What to work on: Pictures in the data below are not part of the copy; transcribe everything else exactly.

Source material:

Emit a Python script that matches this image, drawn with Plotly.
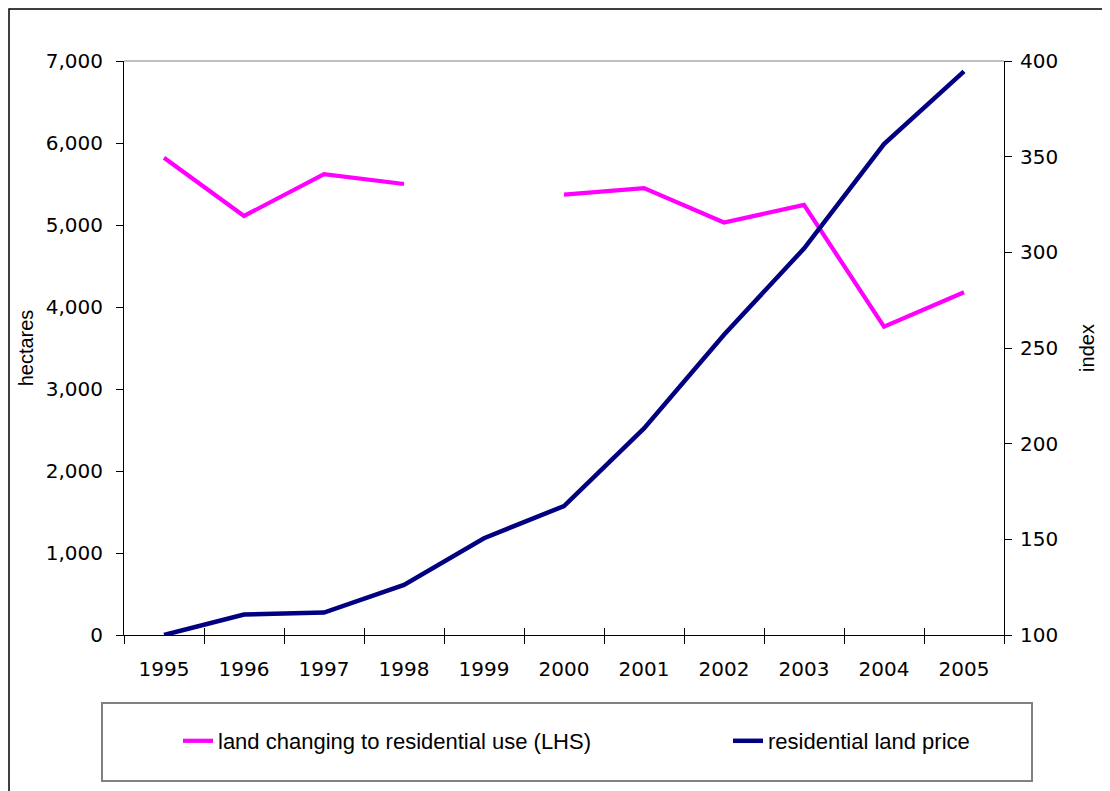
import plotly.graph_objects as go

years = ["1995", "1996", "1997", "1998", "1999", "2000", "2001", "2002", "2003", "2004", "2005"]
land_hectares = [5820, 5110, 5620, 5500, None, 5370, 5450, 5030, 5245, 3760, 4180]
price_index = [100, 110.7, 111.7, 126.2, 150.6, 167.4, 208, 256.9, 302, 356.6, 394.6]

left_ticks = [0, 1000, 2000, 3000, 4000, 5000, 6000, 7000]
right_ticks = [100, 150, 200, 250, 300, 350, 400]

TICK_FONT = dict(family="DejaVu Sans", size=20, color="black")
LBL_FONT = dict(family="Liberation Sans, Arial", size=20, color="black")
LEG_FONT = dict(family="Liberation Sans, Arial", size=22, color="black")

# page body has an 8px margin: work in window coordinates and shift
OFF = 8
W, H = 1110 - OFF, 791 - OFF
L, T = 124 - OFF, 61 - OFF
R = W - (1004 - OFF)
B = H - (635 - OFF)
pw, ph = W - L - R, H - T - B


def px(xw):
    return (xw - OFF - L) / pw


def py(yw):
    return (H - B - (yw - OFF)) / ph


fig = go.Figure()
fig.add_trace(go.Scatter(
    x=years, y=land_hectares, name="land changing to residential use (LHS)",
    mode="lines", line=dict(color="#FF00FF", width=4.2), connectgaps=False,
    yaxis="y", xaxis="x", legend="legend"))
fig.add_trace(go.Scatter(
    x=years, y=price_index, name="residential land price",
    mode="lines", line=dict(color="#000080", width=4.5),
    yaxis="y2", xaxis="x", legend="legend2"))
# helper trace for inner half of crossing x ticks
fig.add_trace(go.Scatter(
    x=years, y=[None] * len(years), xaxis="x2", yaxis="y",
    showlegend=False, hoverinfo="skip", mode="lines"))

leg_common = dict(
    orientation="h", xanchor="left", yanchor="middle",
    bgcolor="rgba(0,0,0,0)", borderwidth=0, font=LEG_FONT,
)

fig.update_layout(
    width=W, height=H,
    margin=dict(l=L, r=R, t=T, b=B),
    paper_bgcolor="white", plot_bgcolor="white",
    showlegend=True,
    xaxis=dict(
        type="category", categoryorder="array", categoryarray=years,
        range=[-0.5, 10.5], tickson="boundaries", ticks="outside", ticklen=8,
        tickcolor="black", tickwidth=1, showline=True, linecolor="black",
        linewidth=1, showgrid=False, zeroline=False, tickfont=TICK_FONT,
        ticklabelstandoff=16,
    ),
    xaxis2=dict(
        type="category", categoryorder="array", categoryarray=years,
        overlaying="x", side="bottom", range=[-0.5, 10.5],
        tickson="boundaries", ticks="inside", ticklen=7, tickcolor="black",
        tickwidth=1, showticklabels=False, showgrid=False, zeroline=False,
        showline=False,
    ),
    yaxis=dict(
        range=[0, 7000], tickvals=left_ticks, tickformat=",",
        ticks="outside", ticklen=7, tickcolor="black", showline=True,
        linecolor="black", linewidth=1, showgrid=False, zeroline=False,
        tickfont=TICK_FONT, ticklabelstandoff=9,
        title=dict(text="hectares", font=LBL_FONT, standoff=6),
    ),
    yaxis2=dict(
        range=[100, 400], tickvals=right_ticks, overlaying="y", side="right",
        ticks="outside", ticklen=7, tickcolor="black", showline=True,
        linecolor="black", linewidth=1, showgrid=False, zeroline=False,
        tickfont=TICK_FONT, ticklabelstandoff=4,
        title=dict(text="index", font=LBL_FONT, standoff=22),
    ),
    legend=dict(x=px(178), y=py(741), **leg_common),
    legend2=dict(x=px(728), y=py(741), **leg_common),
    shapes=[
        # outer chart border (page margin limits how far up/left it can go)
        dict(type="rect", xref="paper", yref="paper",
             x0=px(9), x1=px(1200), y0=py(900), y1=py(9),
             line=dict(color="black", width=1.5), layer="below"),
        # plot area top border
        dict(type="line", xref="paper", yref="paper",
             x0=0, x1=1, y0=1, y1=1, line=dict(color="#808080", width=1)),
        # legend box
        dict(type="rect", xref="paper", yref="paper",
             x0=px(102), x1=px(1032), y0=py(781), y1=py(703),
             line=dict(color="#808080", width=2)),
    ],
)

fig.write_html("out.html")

Task solution:
Emit a Python script that matches this image, drawn with Plotly.
import plotly.graph_objects as go

years = ["1995", "1996", "1997", "1998", "1999", "2000", "2001", "2002", "2003", "2004", "2005"]
land_hectares = [5820, 5110, 5620, 5500, None, 5370, 5450, 5030, 5245, 3760, 4180]
price_index = [100, 110.7, 111.7, 126.2, 150.6, 167.4, 208, 256.9, 302, 356.6, 394.6]

left_ticks = [0, 1000, 2000, 3000, 4000, 5000, 6000, 7000]
right_ticks = [100, 150, 200, 250, 300, 350, 400]

TICK_FONT = dict(family="DejaVu Sans", size=20, color="black")
LBL_FONT = dict(family="Liberation Sans, Arial", size=20, color="black")
LEG_FONT = dict(family="Liberation Sans, Arial", size=22, color="black")

# page body has an 8px margin: work in window coordinates and shift
OFF = 8
W, H = 1110 - OFF, 791 - OFF
L, T = 124 - OFF, 61 - OFF
R = W - (1004 - OFF)
B = H - (635 - OFF)
pw, ph = W - L - R, H - T - B


def px(xw):
    return (xw - OFF - L) / pw


def py(yw):
    return (H - B - (yw - OFF)) / ph


fig = go.Figure()
fig.add_trace(go.Scatter(
    x=years, y=land_hectares, name="land changing to residential use (LHS)",
    mode="lines", line=dict(color="#FF00FF", width=4.2), connectgaps=False,
    yaxis="y", xaxis="x", legend="legend"))
fig.add_trace(go.Scatter(
    x=years, y=price_index, name="residential land price",
    mode="lines", line=dict(color="#000080", width=4.5),
    yaxis="y2", xaxis="x", legend="legend2"))
# helper trace for inner half of crossing x ticks
fig.add_trace(go.Scatter(
    x=years, y=[None] * len(years), xaxis="x2", yaxis="y",
    showlegend=False, hoverinfo="skip", mode="lines"))

leg_common = dict(
    orientation="h", xanchor="left", yanchor="middle",
    bgcolor="rgba(0,0,0,0)", borderwidth=0, font=LEG_FONT,
)

fig.update_layout(
    width=W, height=H,
    margin=dict(l=L, r=R, t=T, b=B),
    paper_bgcolor="white", plot_bgcolor="white",
    showlegend=True,
    xaxis=dict(
        type="category", categoryorder="array", categoryarray=years,
        range=[-0.5, 10.5], tickson="boundaries", ticks="outside", ticklen=8,
        tickcolor="black", tickwidth=1, showline=True, linecolor="black",
        linewidth=1, showgrid=False, zeroline=False, tickfont=TICK_FONT,
        ticklabelstandoff=16,
    ),
    xaxis2=dict(
        type="category", categoryorder="array", categoryarray=years,
        overlaying="x", side="bottom", range=[-0.5, 10.5],
        tickson="boundaries", ticks="inside", ticklen=7, tickcolor="black",
        tickwidth=1, showticklabels=False, showgrid=False, zeroline=False,
        showline=False,
    ),
    yaxis=dict(
        range=[0, 7000], tickvals=left_ticks, tickformat=",",
        ticks="outside", ticklen=7, tickcolor="black", showline=True,
        linecolor="black", linewidth=1, showgrid=False, zeroline=False,
        tickfont=TICK_FONT, ticklabelstandoff=9,
        title=dict(text="hectares", font=LBL_FONT, standoff=6),
    ),
    yaxis2=dict(
        range=[100, 400], tickvals=right_ticks, overlaying="y", side="right",
        ticks="outside", ticklen=7, tickcolor="black", showline=True,
        linecolor="black", linewidth=1, showgrid=False, zeroline=False,
        tickfont=TICK_FONT, ticklabelstandoff=4,
        title=dict(text="index", font=LBL_FONT, standoff=22),
    ),
    legend=dict(x=px(178), y=py(741), **leg_common),
    legend2=dict(x=px(728), y=py(741), **leg_common),
    shapes=[
        # outer chart border (page margin limits how far up/left it can go)
        dict(type="rect", xref="paper", yref="paper",
             x0=px(9), x1=px(1200), y0=py(900), y1=py(9),
             line=dict(color="black", width=1.5), layer="below"),
        # plot area top border
        dict(type="line", xref="paper", yref="paper",
             x0=0, x1=1, y0=1, y1=1, line=dict(color="#808080", width=1)),
        # legend box
        dict(type="rect", xref="paper", yref="paper",
             x0=px(102), x1=px(1032), y0=py(781), y1=py(703),
             line=dict(color="#808080", width=2)),
    ],
)

fig.write_html("out.html")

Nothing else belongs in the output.